How to use the table - At a basic level you can tell whether one event is faster than another. The percentages indicate how much faster or slower the event at the top (FROM) is compared with the event at the left (TO). If the value is 100% then the two events are exactly the same speed. If the value is greater than 100% then the FROM event is faster than the TO event, and if less than 100% it's slower.
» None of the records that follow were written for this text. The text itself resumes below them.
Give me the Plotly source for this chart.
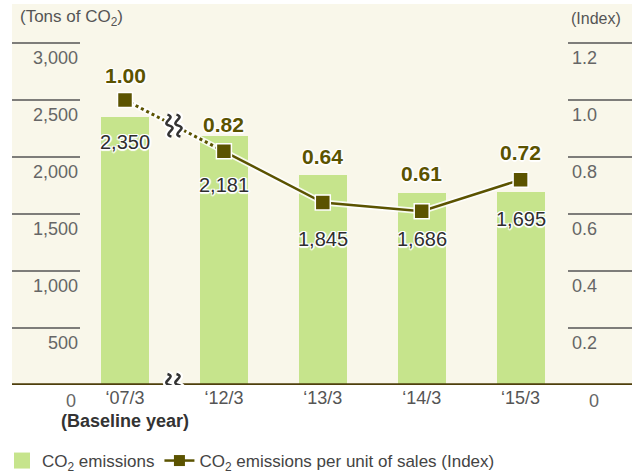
import plotly.graph_objects as go

# ---------------- data ----------------
categories = ["‘07/3", "‘12/3", "‘13/3", "‘14/3", "‘15/3"]
baseline_note = "(Baseline year)"
emissions = [2350, 2181, 1845, 1686, 1695]
index_vals = [1.00, 0.82, 0.64, 0.61, 0.72]
left_ticks = [500, 1000, 1500, 2000, 2500, 3000]
right_ticks = [0.2, 0.4, 0.6, 0.8, 1.0, 1.2]

# ---------------- styles ----------------
BG = "#f9f7ea"
BAR = "#c6e48c"
OLIVE = "#5b5300"
AXIS = "#4e3f0c"
TICK_GRAY = "#666666"
FONT = "Liberation Sans, Arial, sans-serif"
HALO = "1px 1px 0 #fff, -1px -1px 0 #fff, 1px -1px 0 #fff, -1px 1px 0 #fff, 0 2px 1px #fff, 2px 0 1px #fff"

W, H = 632, 476
ML, MR, MT, MB = 12, 0, 4, 91
plot_w = W - ML - MR
plot_h = H - MT - MB
px_per_cat = 98.9
x0_px = 125 - ML
x_range = [-x0_px / px_per_cat, -x0_px / px_per_cat + plot_w / px_per_cat]
y_range = [0, 3000 * plot_h / 342.0]
y2_range = [0, 1.2 * plot_h / 342.0]

bar_label_shift = [-25, -49, -64, -46, -27]
index_label_shift = [25, 27, 46, 38, 27]

fig = go.Figure()

fig.add_trace(go.Bar(
    x=categories, y=emissions, width=0.485, marker=dict(color=BAR, line=dict(width=0)),
    showlegend=False, hoverinfo="skip"))

# halo under the index line
fig.add_trace(go.Scatter(
    x=categories, y=index_vals, yaxis="y2", mode="lines",
    line=dict(color="rgba(255,255,255,0.85)", width=6), showlegend=False, hoverinfo="skip"))
# dotted part (baseline -> first year after break)
fig.add_trace(go.Scatter(
    x=categories[:2], y=index_vals[:2], yaxis="y2", mode="lines",
    line=dict(color=OLIVE, width=3, dash="dot"), showlegend=False, hoverinfo="skip"))
# solid part
fig.add_trace(go.Scatter(
    x=categories[1:], y=index_vals[1:], yaxis="y2", mode="lines",
    line=dict(color=OLIVE, width=2.5), showlegend=False, hoverinfo="skip"))
# markers
fig.add_trace(go.Scatter(
    x=categories, y=index_vals, yaxis="y2", mode="markers",
    marker=dict(symbol="square", size=15, color=OLIVE, line=dict(color="white", width=1.5)),
    showlegend=False, hoverinfo="skip"))

# legend-only entries
fig.add_trace(go.Scatter(
    x=[None], y=[None], mode="markers", name="CO<sub>2</sub> emissions",
    marker=dict(symbol="square", size=18, color=BAR)))
fig.add_trace(go.Scatter(
    x=[None], y=[None], yaxis="y2", mode="lines+markers",
    name="CO<sub>2</sub> emissions per unit of sales (Index)",
    line=dict(color=OLIVE, width=2.5),
    marker=dict(symbol="square", size=11, color=OLIVE)))

shapes = []
annotations = []

# left tick lines and labels
lx1 = (80 - ML) / plot_w
for t in left_ticks:
    shapes.append(dict(type="line", xref="paper", yref="y", x0=0, x1=lx1, y0=t, y1=t,
                       line=dict(color="#555555", width=1.5), layer="above"))
    annotations.append(dict(xref="paper", yref="y", x=lx1, y=t, yshift=-15, text=f"{t:,}",
                            showarrow=False, xanchor="right", yanchor="middle",
                            font=dict(family=FONT, size=18, color=TICK_GRAY)))
annotations.append(dict(xref="paper", yref="y", x=(78 - ML) / plot_w, y=0, yshift=-16, text="0",
                        showarrow=False, xanchor="right", yanchor="middle",
                        font=dict(family=FONT, size=18, color=TICK_GRAY)))

# right tick lines and labels
rx0 = (568 - ML) / plot_w
for t in right_ticks:
    shapes.append(dict(type="line", xref="paper", yref="y2", x0=rx0, x1=1, y0=t, y1=t,
                       line=dict(color="#555555", width=1.5), layer="above"))
    annotations.append(dict(xref="paper", yref="y2", x=(570 - ML) / plot_w, y=t, yshift=-15,
                            text=f"{t:.1f}", showarrow=False, xanchor="left", yanchor="middle",
                            font=dict(family=FONT, size=18, color=TICK_GRAY)))
annotations.append(dict(xref="paper", yref="y2", x=(587 - ML) / plot_w, y=0, yshift=-16, text="0",
                        showarrow=False, xanchor="left", yanchor="middle",
                        font=dict(family=FONT, size=18, color=TICK_GRAY)))

# zero axis line
shapes.append(dict(type="line", xref="paper", yref="y", x0=0, x1=1, y0=0, y1=0,
                   line=dict(color=AXIS, width=3.5), layer="above"))

# break symbols (pixel-sized, anchored in data space)
s_path = ("M -7,11 C 3,8 -15,3 -5,0 C 5,-3 -13,-8 -3,-11 "
          "M 2,11 C 12,8 -6,3 4,0 C 14,-3 -4,-8 6,-11")
for yref, ya in [("y", 0), ("y2", (index_vals[0] + index_vals[1]) / 2)]:
    shapes.append(dict(type="path", xref="x", yref=yref, xsizemode="pixel", ysizemode="pixel",
                       xanchor=0.5, yanchor=ya, path=s_path,
                       line=dict(color="white", width=7), layer="above"))
    shapes.append(dict(type="path", xref="x", yref=yref, xsizemode="pixel", ysizemode="pixel",
                       xanchor=0.5, yanchor=ya, path=s_path,
                       line=dict(color="#333333", width=2.5), layer="above"))

# value labels
for c, v, s in zip(categories, emissions, bar_label_shift):
    annotations.append(dict(x=c, y=v, xref="x", yref="y", yshift=s, text=f"{v:,}",
                            showarrow=False, xanchor="center", yanchor="middle",
                            font=dict(family=FONT, size=20, color="#2e2e2e", shadow=HALO)))
for c, v, s in zip(categories, index_vals, index_label_shift):
    annotations.append(dict(x=c, y=v, xref="x", yref="y2", yshift=s, text=f"<b>{v:.2f}</b>",
                            showarrow=False, xanchor="center", yanchor="middle",
                            font=dict(family=FONT, size=21, color=OLIVE, shadow=HALO)))

# unit labels
annotations.append(dict(xref="paper", yref="paper", x=(18 - ML) / plot_w, y=1,
                        yshift=-14, text="(Tons of CO<sub>2</sub>)", showarrow=False,
                        xanchor="left", yanchor="middle",
                        font=dict(family=FONT, size=17, color="#555555")))
annotations.append(dict(xref="paper", yref="paper", x=(569 - ML) / plot_w, y=1,
                        yshift=-14, text="(Index)", showarrow=False,
                        xanchor="left", yanchor="middle",
                        font=dict(family=FONT, size=16, color="#555555")))

ticktext = [categories[0] + "<br><span style='color:#333333'><b>" + baseline_note + "</b></span>"] + categories[1:]

fig.update_layout(
    width=W, height=H,
    margin=dict(l=ML, r=MR, t=MT, b=MB, pad=0, autoexpand=False),
    paper_bgcolor="white", plot_bgcolor=BG,
    font=dict(family=FONT, color="#444444"),
    xaxis=dict(type="category", range=x_range, tickvals=categories, ticktext=ticktext,
               showgrid=False, zeroline=False, showline=False, ticks="", automargin=False,
               tickfont=dict(family=FONT, size=18, color="#555555"), fixedrange=True),
    yaxis=dict(range=y_range, showgrid=False, zeroline=False, showticklabels=False,
               showline=False, fixedrange=True, automargin=False),
    yaxis2=dict(range=y2_range, overlaying="y", side="right", showgrid=False, zeroline=False,
                showticklabels=False, showline=False, fixedrange=True, automargin=False),
    bargap=0,
    showlegend=True,
    legend=dict(orientation="h", x=-10 / plot_w, xanchor="left", y=-(461 - (H - MB)) / plot_h,
                yanchor="middle", bgcolor="rgba(0,0,0,0)",
                font=dict(family=FONT, size=17, color="#444444"), itemwidth=30,
                tracegroupgap=0),
    shapes=shapes,
    annotations=annotations,
)

fig.write_html(
    "out.html",
    config={"displayModeBar": False},
    post_script="document.body.style.margin='0';document.body.style.padding='0';"
                "document.body.style.overflow='hidden';",
)
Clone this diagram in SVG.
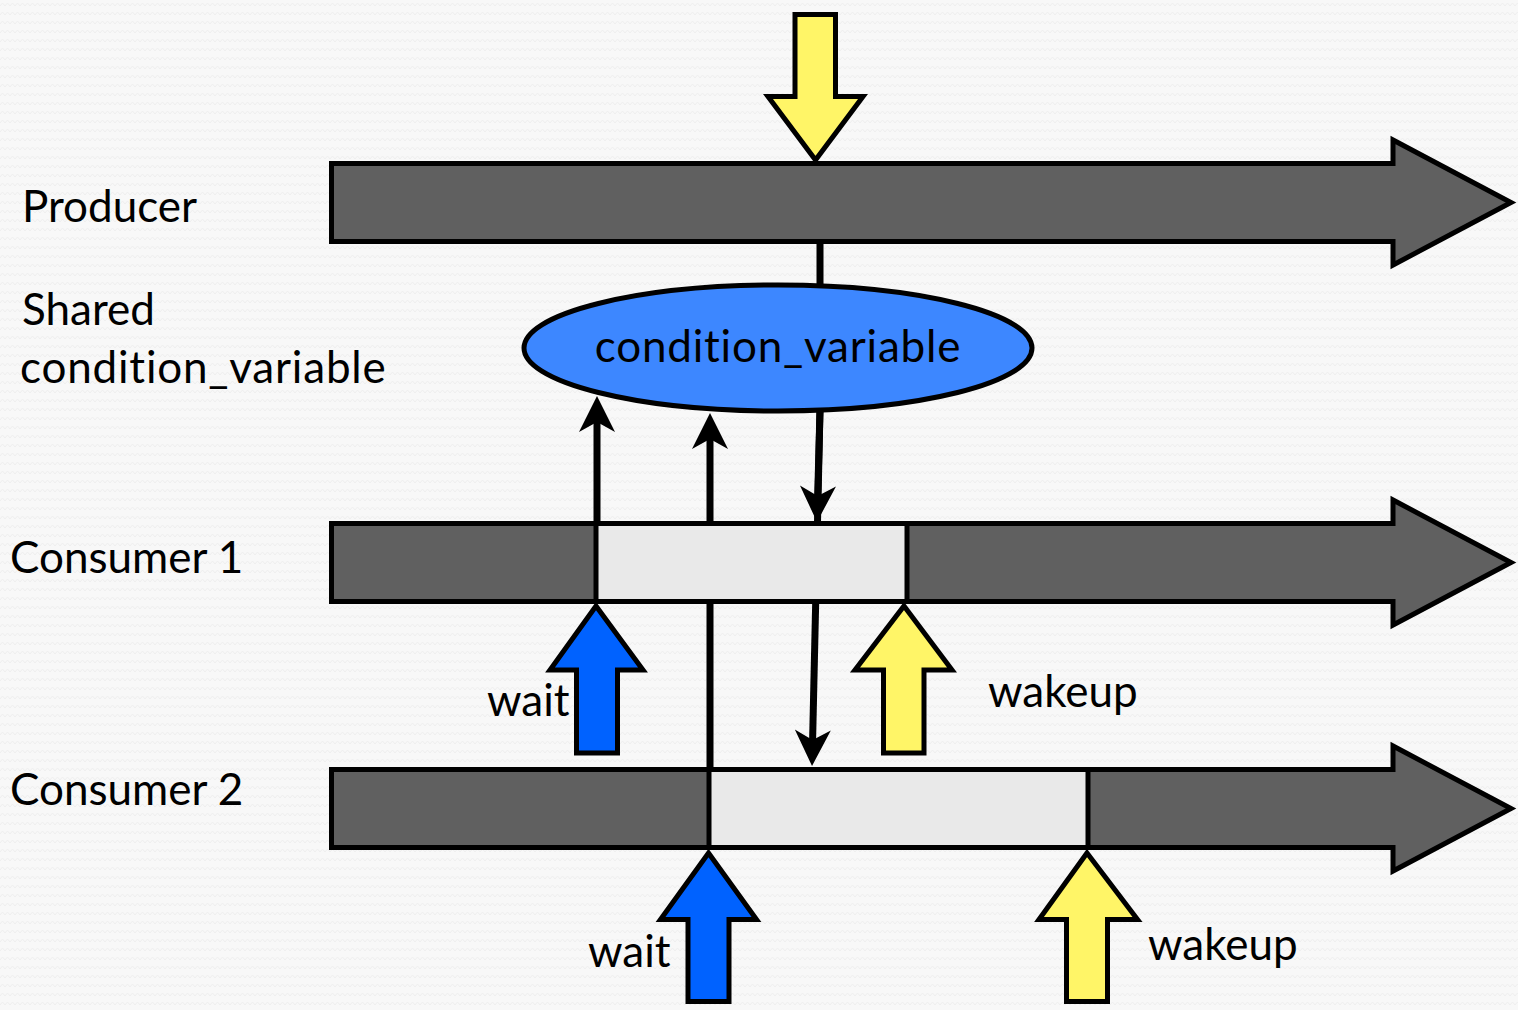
<svg xmlns="http://www.w3.org/2000/svg" width="1518" height="1010" viewBox="0 0 1518 1010">
  <style>
    .label { font-family: Lato, "Open Sans", "Liberation Sans", sans-serif; font-size: 44px; fill: #000; font-variant-ligatures: none; font-feature-settings: "liga" 0, "clig" 0, "dlig" 0; }
    .wide { letter-spacing: 0.8px; }
    .bar { fill: #606060; stroke: #000; stroke-width: 5; stroke-linejoin: miter; }
    .busy { fill: #e9e9e9; stroke: #000; stroke-width: 5; }
    .yellow { fill: #fff567; stroke: #000; stroke-width: 5; stroke-linejoin: miter; }
    .blue { fill: #0062ff; stroke: #000; stroke-width: 5; stroke-linejoin: miter; }
    .cv { fill: #3d87ff; stroke: #000; stroke-width: 5; }
    .conn { fill: none; stroke: #000; stroke-width: 7; }
  </style>
  <defs>
    <pattern id="bgTexture" width="10" height="9" patternUnits="userSpaceOnUse">
      <rect width="10" height="9" fill="#f8f8f8"/>
      <path d="M0,6 L2.5,3 L5,6 L7.5,3 L10,6" fill="none" stroke="#efefef" stroke-width="1"/>
    </pattern>
    <!-- barbed head; origin sits on the notch, tip 26px ahead -->
    <marker id="head" markerUnits="userSpaceOnUse" viewBox="-12 -20 40 40" markerWidth="40" markerHeight="40" refX="0" refY="0" orient="auto" overflow="visible">
      <path d="M26,0 L-10,-18 L0,0 L-10,18 Z" fill="#000"/>
    </marker>
  </defs>

  <rect width="1518" height="1010" fill="url(#bgTexture)"/>

  <!-- connectors -->
  <g id="connectors">
    <line class="conn" x1="820" y1="241" x2="820" y2="287"/>
    <line class="conn" x1="597" y1="523" x2="597" y2="422" marker-end="url(#head)"/>
    <line class="conn" x1="710" y1="769" x2="710" y2="439" marker-end="url(#head)"/>
    <line class="conn" x1="820" y1="410" x2="817.7" y2="496" marker-end="url(#head)"/>
    <line class="conn" x1="820" y1="410" x2="812.6" y2="740" marker-end="url(#head)"/>
  </g>

  <!-- producer timeline -->
  <g id="producer">
    <text class="label" x="22" y="222">Producer</text>
    <path class="bar" d="M331.5,163.5 H1393 V140 L1511,202.5 L1393,265 V241.5 H331.5 Z"/>
    <path class="yellow" d="M795,14.5 H835.5 V96.5 H863 L815.5,160 L768,96.5 H795 Z"/>
  </g>

  <!-- shared condition variable -->
  <g id="shared-cv">
    <text class="label" x="22" y="325">Shared</text>
    <text class="label wide" x="20" y="383">condition_variable</text>
    <ellipse class="cv" cx="778" cy="348" rx="254" ry="63"/>
    <text class="label wide" x="778" y="362" text-anchor="middle">condition_variable</text>
  </g>

  <!-- consumer 1 timeline -->
  <g id="consumer1">
    <text class="label" x="10" y="573">Consumer 1</text>
    <path class="bar" d="M331.5,523.5 H1393 V500 L1511,562.5 L1393,625 V601.5 H331.5 Z"/>
    <rect class="busy" x="596" y="523.5" width="311" height="78"/>
    <path class="blue" d="M596,606 L643,670 H617.5 V753 H576.5 V670 H550 Z"/>
    <text class="label" x="487" y="716">wait</text>
    <path class="yellow" d="M904,606 L952,670 H924 V753 H883.5 V670 H855 Z"/>
    <text class="label" x="988" y="707">wakeup</text>
  </g>

  <!-- consumer 2 timeline -->
  <g id="consumer2">
    <text class="label" x="10" y="805">Consumer 2</text>
    <path class="bar" d="M331.5,769.5 H1393 V746 L1511,808.5 L1393,871 V847.5 H331.5 Z"/>
    <rect class="busy" x="709" y="769.5" width="379" height="78"/>
    <path class="blue" d="M708.5,853 L756.5,919.5 H729 V1001.5 H688 V919.5 H660.5 Z"/>
    <text class="label" x="588" y="967">wait</text>
    <path class="yellow" d="M1087,853 L1137.5,919.5 H1107.5 V1001.5 H1066.5 V919.5 H1039 Z"/>
    <text class="label" x="1148" y="960">wakeup</text>
  </g>
</svg>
Let's take an example - say you've just run at Strathclyde parkrun in 25:37 and want to know what the equivalent performance would be at Glasgow parkrun. It's easier if we convert the time to seconds: 25:37 is 1537 seconds. Next look up Strathclyde along the top of the table under FROM, find Glasgow at the right hand side next to TO (we're converting from Strathclyde to Glasgow) and where the Strathclyde column and Glasgow row meet is the figure 102.8% - we multiply the 1537 by this conversion factor to give 1580 seconds or 26:20. In other words on the same form you would expect to take an extra 43 seconds to run Glasgow parkrun (faster runners would have fewer seconds difference, slower runners more - you need to run the calculation for each run time). The pale green of the box means that at least 400 data pairs contributed to the calculation of the conversion factor and so we can be pretty confident about the conversion.
We could also use the factor to compare records at different events. The Strathclyde record currently stands at 14:51 whereas Glasgow stands at 15:01; however after applying the conversion factor we see that the Strathclyde record would be equivalent to 15:15 at Glasgow, or doing the opposite calculation (from Glasgow to Strathclyde the conversion factor is 97.3%), we can see that the Glasgow record would be equivalent to 14:36 at Strathclyde.
Unleash the beautiful fish
And finally, I know how much Graphic of the Week readers look forward to a proper graph, and this one's a corker even if I do say so myself.

Scatter plot of all calculated conversion factors against the number of data pairs that contributed to the calculation of the conversion factor. The data set contains both conversion factors for each event pair (i.e A to B and B to A); The Y axis is logarithmic (base 2). The two points at the extreme right represent the Bushy to Richmond / Richmond to Bushy high confidence conversion factors.
I'll leave you to work out what this graph is saying, but hopefully you'll see why I set the threshold for inclusion in the table at 100 data pairs. And finally, if you are not already familiar with Ben Goldacre's work, may I recommend his column in The Guardian every Saturday. This week's column is pertinent to this analysis - even though it's on a very different topic (see The Bad Science website).